[DIRECTIVE]
Quote, verbatim, all material below, without pictures.

[DATASET EXCERPT]

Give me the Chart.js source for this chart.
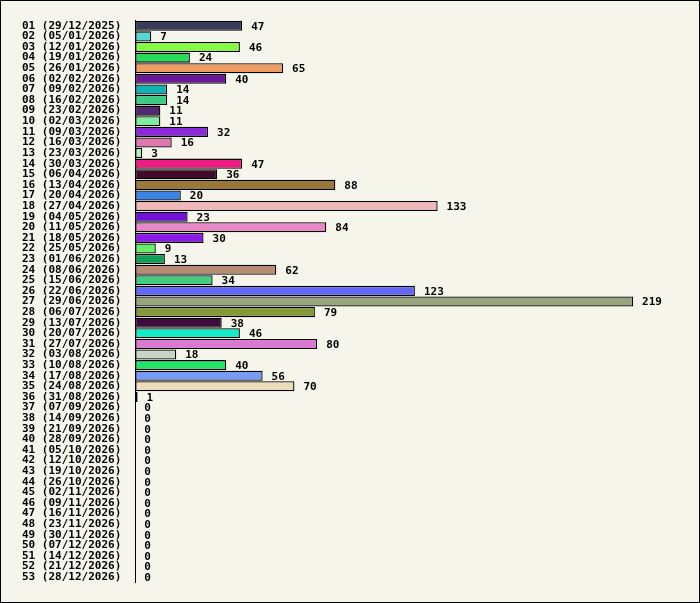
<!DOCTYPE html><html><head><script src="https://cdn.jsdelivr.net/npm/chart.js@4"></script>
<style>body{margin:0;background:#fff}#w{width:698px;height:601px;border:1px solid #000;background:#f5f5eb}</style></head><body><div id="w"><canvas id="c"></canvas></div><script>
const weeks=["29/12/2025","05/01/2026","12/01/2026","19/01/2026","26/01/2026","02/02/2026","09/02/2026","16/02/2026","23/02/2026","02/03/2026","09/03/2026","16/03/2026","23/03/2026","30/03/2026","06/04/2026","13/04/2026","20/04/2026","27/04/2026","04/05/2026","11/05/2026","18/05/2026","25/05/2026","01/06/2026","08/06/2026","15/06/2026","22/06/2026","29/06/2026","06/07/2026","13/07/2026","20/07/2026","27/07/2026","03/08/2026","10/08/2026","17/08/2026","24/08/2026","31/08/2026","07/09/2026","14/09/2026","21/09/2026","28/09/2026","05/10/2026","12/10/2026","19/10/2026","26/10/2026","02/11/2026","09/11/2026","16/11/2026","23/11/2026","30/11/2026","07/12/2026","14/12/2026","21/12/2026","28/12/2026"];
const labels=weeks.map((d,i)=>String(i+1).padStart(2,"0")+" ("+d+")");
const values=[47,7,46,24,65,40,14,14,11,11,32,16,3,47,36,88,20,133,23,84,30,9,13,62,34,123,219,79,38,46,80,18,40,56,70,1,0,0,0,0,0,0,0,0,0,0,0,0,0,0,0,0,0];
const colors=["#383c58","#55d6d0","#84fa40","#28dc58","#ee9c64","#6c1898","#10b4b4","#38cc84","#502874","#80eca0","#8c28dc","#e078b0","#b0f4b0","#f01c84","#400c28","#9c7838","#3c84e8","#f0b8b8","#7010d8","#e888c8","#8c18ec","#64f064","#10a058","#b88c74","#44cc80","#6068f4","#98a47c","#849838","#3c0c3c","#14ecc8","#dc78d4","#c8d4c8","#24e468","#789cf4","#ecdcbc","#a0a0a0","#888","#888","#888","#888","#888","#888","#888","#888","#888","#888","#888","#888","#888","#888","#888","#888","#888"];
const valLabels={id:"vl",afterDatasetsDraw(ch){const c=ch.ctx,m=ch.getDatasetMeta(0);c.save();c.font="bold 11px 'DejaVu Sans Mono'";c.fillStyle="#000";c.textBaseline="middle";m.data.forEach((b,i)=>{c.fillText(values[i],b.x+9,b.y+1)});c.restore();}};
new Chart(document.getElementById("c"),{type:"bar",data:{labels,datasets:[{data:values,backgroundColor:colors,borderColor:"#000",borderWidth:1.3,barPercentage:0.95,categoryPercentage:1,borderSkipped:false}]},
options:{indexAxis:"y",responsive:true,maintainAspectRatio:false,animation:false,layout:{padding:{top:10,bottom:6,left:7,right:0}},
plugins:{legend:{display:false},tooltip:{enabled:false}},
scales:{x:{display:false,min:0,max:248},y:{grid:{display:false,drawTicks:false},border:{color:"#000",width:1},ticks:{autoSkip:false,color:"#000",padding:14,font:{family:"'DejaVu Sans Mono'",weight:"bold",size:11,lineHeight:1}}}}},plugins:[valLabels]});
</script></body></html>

[TASK SOLUTION]
Give me the Chart.js source for this chart.
<!DOCTYPE html><html><head><script src="https://cdn.jsdelivr.net/npm/chart.js@4"></script>
<style>body{margin:0;background:#fff}#w{width:698px;height:601px;border:1px solid #000;background:#f5f5eb}</style></head><body><div id="w"><canvas id="c"></canvas></div><script>
const weeks=["29/12/2025","05/01/2026","12/01/2026","19/01/2026","26/01/2026","02/02/2026","09/02/2026","16/02/2026","23/02/2026","02/03/2026","09/03/2026","16/03/2026","23/03/2026","30/03/2026","06/04/2026","13/04/2026","20/04/2026","27/04/2026","04/05/2026","11/05/2026","18/05/2026","25/05/2026","01/06/2026","08/06/2026","15/06/2026","22/06/2026","29/06/2026","06/07/2026","13/07/2026","20/07/2026","27/07/2026","03/08/2026","10/08/2026","17/08/2026","24/08/2026","31/08/2026","07/09/2026","14/09/2026","21/09/2026","28/09/2026","05/10/2026","12/10/2026","19/10/2026","26/10/2026","02/11/2026","09/11/2026","16/11/2026","23/11/2026","30/11/2026","07/12/2026","14/12/2026","21/12/2026","28/12/2026"];
const labels=weeks.map((d,i)=>String(i+1).padStart(2,"0")+" ("+d+")");
const values=[47,7,46,24,65,40,14,14,11,11,32,16,3,47,36,88,20,133,23,84,30,9,13,62,34,123,219,79,38,46,80,18,40,56,70,1,0,0,0,0,0,0,0,0,0,0,0,0,0,0,0,0,0];
const colors=["#383c58","#55d6d0","#84fa40","#28dc58","#ee9c64","#6c1898","#10b4b4","#38cc84","#502874","#80eca0","#8c28dc","#e078b0","#b0f4b0","#f01c84","#400c28","#9c7838","#3c84e8","#f0b8b8","#7010d8","#e888c8","#8c18ec","#64f064","#10a058","#b88c74","#44cc80","#6068f4","#98a47c","#849838","#3c0c3c","#14ecc8","#dc78d4","#c8d4c8","#24e468","#789cf4","#ecdcbc","#a0a0a0","#888","#888","#888","#888","#888","#888","#888","#888","#888","#888","#888","#888","#888","#888","#888","#888","#888"];
const valLabels={id:"vl",afterDatasetsDraw(ch){const c=ch.ctx,m=ch.getDatasetMeta(0);c.save();c.font="bold 11px 'DejaVu Sans Mono'";c.fillStyle="#000";c.textBaseline="middle";m.data.forEach((b,i)=>{c.fillText(values[i],b.x+9,b.y+1)});c.restore();}};
new Chart(document.getElementById("c"),{type:"bar",data:{labels,datasets:[{data:values,backgroundColor:colors,borderColor:"#000",borderWidth:1.3,barPercentage:0.95,categoryPercentage:1,borderSkipped:false}]},
options:{indexAxis:"y",responsive:true,maintainAspectRatio:false,animation:false,layout:{padding:{top:10,bottom:6,left:7,right:0}},
plugins:{legend:{display:false},tooltip:{enabled:false}},
scales:{x:{display:false,min:0,max:248},y:{grid:{display:false,drawTicks:false},border:{color:"#000",width:1},ticks:{autoSkip:false,color:"#000",padding:14,font:{family:"'DejaVu Sans Mono'",weight:"bold",size:11,lineHeight:1}}}}},plugins:[valLabels]});
</script></body></html>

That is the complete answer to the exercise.